Nuestra geografía es única. Enclavadas en la cordillera, poseemos ciudades pujantes, que han hecho de la industria el polo del desarrollo nacional, de la cultura un referente para el continente y de nuestra historia un motivo de reconocimiento patrio. Desde el contexto veredal de antiguos caminos de herradura que conducían de Popayán a Santa Fe, hasta los modernos complejos turísticos que se observan en las avenidas que atraviesan adustas montañas y que hoy se conocen como vías de cuarta generación, los ojos se siguen maravillando con el verde intenso del campo que pincela los amaneceres criollos o con el rojo plomizo de los ocasos de Caldas, que nos permiten fantasear con un mundo sin tiempo. Sin duda alguna, el Creador abrió sus alforjas para bendecir esta tierra.
Pero los hombres, como especie, somos expertos en desviar nuestro propósito. Cuando centramos nuestra atención en algunos ámbitos, indefectiblemente descuidamos otros. Tal ha sido nuestra experiencia con el desarrollo de infraestructura nacional. Durante décadas el presupuesto público se volcó hacia la construcción de grandes proyectos en la región andina. Gracias a tales iniciativas se han visto obras tan necesarias como el túnel de La Línea, la doble calzada Bogotá – Girardot, los proyectos de Ruta de Sol, la ampliación de la vía Bogotá – Villavicencio o el metro de Bogotá. Pero, al observar la distribución geográfica de las inversiones estatales, pareciera que la nación se concentra dentro de un selecto triángulo alinderado por Pasto – Cartagena – Villavicencio. Lo demás no existe. No se percibe una política eficaz para atender de manera integral las regiones de la Orinoquía, La Amazonía, el Pacífico o las zonas insulares colombianas.

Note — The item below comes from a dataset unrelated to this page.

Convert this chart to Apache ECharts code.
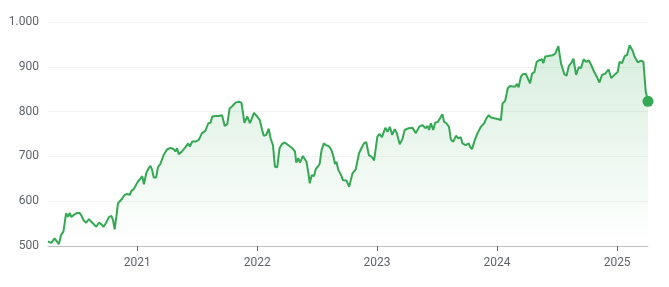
<!DOCTYPE html>
<html>
<head>
<meta charset="utf-8">
<script src="https://cdn.jsdelivr.net/npm/echarts@6/dist/echarts.min.js"></script>
<style>
html,body{margin:0;padding:0;background:#fff;}
#c{width:669px;height:287px;}
</style>
</head>
<body>
<div id="c"></div>
<script>
const dates = [
'2020-04-04','2020-04-14','2020-04-24','2020-04-29','2020-05-07','2020-05-14','2020-05-21','2020-05-29',
'2020-06-04','2020-06-09','2020-06-14','2020-06-21','2020-06-29','2020-07-09','2020-07-14','2020-07-21',
'2020-07-29','2020-08-07','2020-08-14','2020-08-19','2020-08-29','2020-09-06','2020-09-13','2020-09-20',
'2020-09-28','2020-10-07','2020-10-14','2020-10-19','2020-10-24','2020-10-29','2020-11-03','2020-11-10',
'2020-11-16','2020-11-23','2020-12-01','2020-12-09','2020-12-14','2020-12-21','2020-12-27','2021-01-03',
'2021-01-11','2021-01-16','2021-01-21','2021-01-28','2021-02-04','2021-02-10','2021-02-15','2021-02-20',
'2021-02-27','2021-03-05','2021-03-12','2021-03-22','2021-04-02','2021-04-12','2021-04-22','2021-04-27',
'2021-05-02','2021-05-07','2021-05-17','2021-05-27','2021-06-05','2021-06-10','2021-06-17','2021-06-27',
'2021-07-07','2021-07-17','2021-07-27','2021-08-05','2021-08-12','2021-08-17','2021-08-27','2021-09-06',
'2021-09-16','2021-09-24','2021-10-02','2021-10-09','2021-10-17','2021-10-22','2021-10-27','2021-11-06',
'2021-11-14','2021-11-19','2021-11-23','2021-12-02','2021-12-10','2021-12-22','2022-01-01','2022-01-09',
'2022-01-16','2022-01-21','2022-01-29','2022-02-05','2022-02-11','2022-02-18','2022-02-24','2022-03-03',
'2022-03-10','2022-03-18','2022-03-26','2022-04-06','2022-04-18','2022-04-26','2022-04-30','2022-05-06',
'2022-05-11','2022-05-16','2022-05-20','2022-05-26','2022-05-31','2022-06-06','2022-06-10','2022-06-16',
'2022-06-23','2022-06-28','2022-07-03','2022-07-10','2022-07-16','2022-07-23','2022-07-30','2022-08-07',
'2022-08-14','2022-08-20','2022-08-26','2022-08-30','2022-09-05','2022-09-15','2022-09-19','2022-09-25',
'2022-09-30','2022-10-08','2022-10-18','2022-10-28','2022-11-07','2022-11-17','2022-11-22','2022-11-29',
'2022-12-07','2022-12-17','2022-12-23','2023-01-02','2023-01-08','2023-01-16','2023-01-26','2023-02-02',
'2023-02-09','2023-02-16','2023-02-24','2023-03-02','2023-03-11','2023-03-19','2023-03-26','2023-04-07',
'2023-04-19','2023-04-29','2023-05-10','2023-05-19','2023-05-29','2023-06-04','2023-06-08','2023-06-14',
'2023-06-21','2023-06-27','2023-07-05','2023-07-11','2023-07-19','2023-07-24','2023-07-31','2023-08-08',
'2023-08-14','2023-08-21','2023-08-29','2023-09-06','2023-09-13','2023-09-18','2023-09-28','2023-10-07',
'2023-10-11','2023-10-17','2023-10-24','2023-11-03','2023-11-13','2023-11-23','2023-11-30','2023-12-07',
'2023-12-14','2023-12-24','2023-12-29','2024-01-06','2024-01-13','2024-01-18','2024-01-26','2024-02-03',
'2024-02-10','2024-02-18','2024-02-26','2024-03-02','2024-03-07','2024-03-14','2024-03-21','2024-03-29',
'2024-04-04','2024-04-11','2024-04-17','2024-04-24','2024-05-01','2024-05-09','2024-05-17','2024-05-21',
'2024-05-27','2024-06-04','2024-06-08','2024-06-19','2024-06-27','2024-07-06','2024-07-14','2024-07-24',
'2024-07-31','2024-08-07','2024-08-14','2024-08-21','2024-08-29','2024-09-06','2024-09-13','2024-09-21',
'2024-09-28','2024-10-07','2024-10-14','2024-10-23','2024-10-31','2024-11-08','2024-11-16','2024-11-26',
'2024-12-06','2024-12-14','2024-12-24','2025-01-03','2025-01-08','2025-01-16','2025-01-24','2025-01-31',
'2025-02-08','2025-02-17','2025-02-23','2025-03-05','2025-03-15','2025-03-22','2025-03-29','2025-04-05'
];
const values = [
510,507,517,521,504,525,532,573,
565,574,565,569,573,574,569,558,
552,560,554,551,543,552,549,543,
552,565,567,558,537,565,595,601,
606,614,616,614,623,627,627,644,
651,656,638,662,673,679,670,653,
653,676,683,703,716,719,716,711,
718,705,711,720,729,722,733,733,
737,752,757,774,775,789,790,790,
792,768,772,807,812,811,820,822,
820,796,775,789,774,797,789,781,
759,746,748,762,740,725,677,676,
718,728,731,725,718,711,686,696,
686,694,701,701,688,662,640,658,
656,671,673,683,714,729,725,723,
716,703,683,688,670,656,647,649,
646,632,662,671,707,722,729,732,
703,698,691,744,750,743,764,755,
766,748,761,752,727,738,759,763,
764,752,767,770,763,768,759,774,
759,775,777,775,794,777,774,766,
737,733,746,740,743,729,725,729,
722,716,733,752,766,774,785,792,
787,785,781,783,781,818,824,852,
857,856,856,862,854,878,884,884,
882,863,885,888,911,915,917,908,
923,924,921,926,930,946,908,884,
880,902,908,918,882,899,897,917,
911,914,904,889,878,865,882,885,
894,875,882,889,911,908,924,926,
948,936,923,910,914,911,845,823
];
const yearTicks = ['2021-01-01','2022-01-01','2023-01-01','2024-01-01','2025-01-01'];
const yTicks = [500,600,700,800,900,1000];

const green = '#34a853';
const toTs = s => Date.UTC(+s.slice(0,4), +s.slice(5,7)-1, +s.slice(8,10));
const seriesData = dates.map((d,i)=>[toTs(d), values[i]]);
const last = seriesData[seriesData.length-1];
const yearTs = yearTicks.map(toTs);

const chart = echarts.init(document.getElementById('c'), null, {renderer:'canvas'});
chart.setOption({
  animation:false,
  backgroundColor:'#fff',
  grid:{left:48,right:21,top:22,bottom:41,containLabel:false},
  xAxis:{
    type:'value',
    min:seriesData[0][0], max:last[0],
    axisLine:{show:true,lineStyle:{color:'#bdc1c6',width:1}},
    axisTick:{show:true,customValues:yearTs,length:5,lineStyle:{color:'#5f6368',width:1}},
    axisLabel:{customValues:yearTs,color:'#5f6368',fontSize:12,fontFamily:'Roboto',margin:11,
      formatter:v=>String(new Date(v).getUTCFullYear())},
    splitLine:{show:false}
  },
  yAxis:{
    type:'value',min:yTicks[0],max:yTicks[yTicks.length-1],interval:100,
    axisLine:{show:false},axisTick:{show:false},
    axisLabel:{color:'#5f6368',fontSize:12,fontFamily:'Roboto',margin:9,
      formatter:v=>String(v).replace(/\B(?=(\d{3})+(?!\d))/g,'.')},
    splitLine:{show:true,lineStyle:{color:'#f1f3f4',width:1}}
  },
  series:[
    {type:'line',data:seriesData,showSymbol:false,symbol:'none',
     lineStyle:{color:green,width:2},
     areaStyle:{color:new echarts.graphic.LinearGradient(0,0,0,1,[
        {offset:0,color:'rgba(52,168,83,0.28)'},
        {offset:1,color:'rgba(52,168,83,0)'}])},
     z:2},
    {type:'scatter',data:[last],symbol:'circle',symbolSize:11,
     itemStyle:{color:green,opacity:1},z:3}
  ]
});
</script>
</body>
</html>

En ocasiones todos los males llegan juntos. La presente anualidad ha comportado retos singulares para todos. Nadie ha sido inmune a la oleada de cambios que este tiempo ha representado. Entre todas las zonas colombianas, el destino parece haberse ensañado contra San Andrés y Providencia. Allí, durante los once meses de este calendario, se han sumado complejos escándalos de corrupción pública que mantiene a sus políticos sub júdice, escasez de servicios públicos, dificultades en el sistema de salud, quejas comunitarias debido a la falta de atención gubernamental, crisis económica generada por los confinamientos forzosos ordenados por el ejecutivo central, empresas clausuradas y su consiguiente pérdida de empleos, escalada del dólar que encarece inmisericordemente los productos básicos que necesariamente deben llegar por vía aérea y, ahora Iota, un huracán de categoría 5, inédito en nuestro país, que golpea su territorio.
La actual coyuntura no es originada en el actual Gobierno, pero éste sí tiene la responsabilidad de iniciar una estrategia contracíclica que permita el resurgimiento del archipiélago. En efecto, mientras en el año 2000 el PIB de la isla correspondía al 5,82% del total nacional, en el año 2010 había descendido al 3,84% y en 2019 cayó a un escaso 2,93%, (la mitad del valor registrado hace veinte años). La situación se torna más dramática al considerar que San Andrés y Providencia se ubican dentro de los últimos 6 departamentos en materia de producción, junto a Guaviare, Amazonas, Vichada, Guainía y Vaupés. Lo curioso es que estas regiones contienen cerca del 70% de los recursos naturales no renovables y más del 85% de nuestros activos ambientales, indispensables para enfrentar los retos de las décadas por venir en aspectos relacionados con el cambio climático y el calentamiento global.
Tal vez la necesidad de satisfacer el apetito de las agencias calificadoras nos haga olvidar que la vida no se acabará mañana, y que debemos repensar nuestro futuro de la mano de estas regiones que han permanecido en un ostracismo obligado. Con todo, el drama que ahora se vive en San Andrés y Providencia nos permitirá corregir los errores del pasado y reconducir una equivocada dinámica de abandono hacia estas regiones que ha hecho un daño profundo por lustros.
En nuestro hermoso archipiélago se han perdido mucho más que tejas o puertas. Se ha quebrantado la esperanza y el deseo de ser llamados colombianos. Es el momento de actuar y decirles, desde la distancia, que a pesar de lo sucedido ellos son nuestra divina “Providencia”.